O fogareiro

Estórias de um motorista de táxi de Lisboa

13.1.06

O «dorme-dorme»

Hoje vou falar do «dorme-dorme», cujo nome verdadeiro é João. Tem essa alcunha devido a uma doença rara de nome complicado, que faz com que ele adormeça profundamente com muita facilidade. O bom do João é um óptimo rapaz, sempre pronto a ajudar o próximo e com um coração do tamanho do mundo. Por isso é uma figura carismática na praça de Lisboa. É viúvo e vive sozinho, os colegas são a sua família.
Nunca adormece a conduzir, mas basta parar num semáforo mais prolongado para cair num sono pesado e depois é um problema para o acordar. Várias são as vezes que os clientes saem do carro e ali fica o pobre parado até que um de nós o acorde a muito custo. Felizmente, tem consciência da doença, por isso tem sempre o cuidado de puxar o travão de mão. Pórem, quando desperta, não são raras as vezes que julga ter ainda os clientes no táxi e lá vai ele para o destino.
Quando está nas praças, é certo e sabido que adormece. Sabedores disso, fazemo-lhe imensas judiarias, tais como tapar-lhe todos os vidros com jornais, deslocar-lhe o carro para um sítio diferente de onde estava, levantar-lhe a transmissão com um macaco hidráulico para que o carro ao arrancar não saia do sítio...
Uma vez, metemos-lhe um cão vadio no assento traseiro. Depois de o acordar, dissemos-lhe que tinha um cliente no carro e que queria ir para o Restelo. Ele lá arrancou, satisfeito da vida. Passados alguns minutos, voltou ainda com o canino...
– Vejam só! O cliente fugiu e ainda por cima abandonou o cão no táxi. E agora?
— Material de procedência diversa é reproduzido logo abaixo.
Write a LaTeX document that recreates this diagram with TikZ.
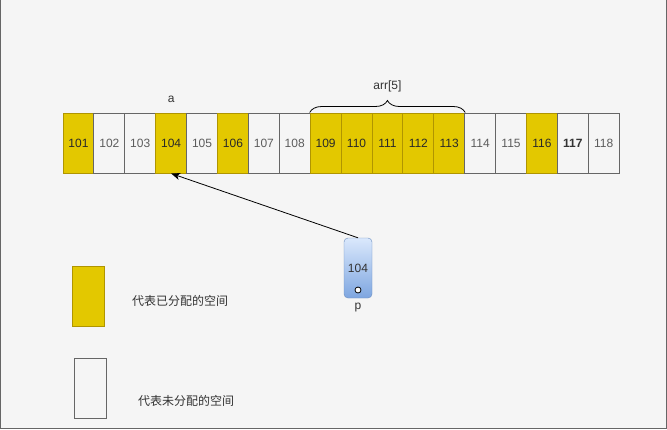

O que faço?
Gargalhada geral, como devem calcular... Quem ficou a ganhar foi o cão... O meu amigo adoptou-o!
É assim o «dorme-dorme»! Bom homem e sempre disposto para a brincadeira

(Com a devida vénia, aqui transcrevo esta «estória» deliciosa retirada do blog «Crónicas de um motorista de táxi», que descobri recentemente.)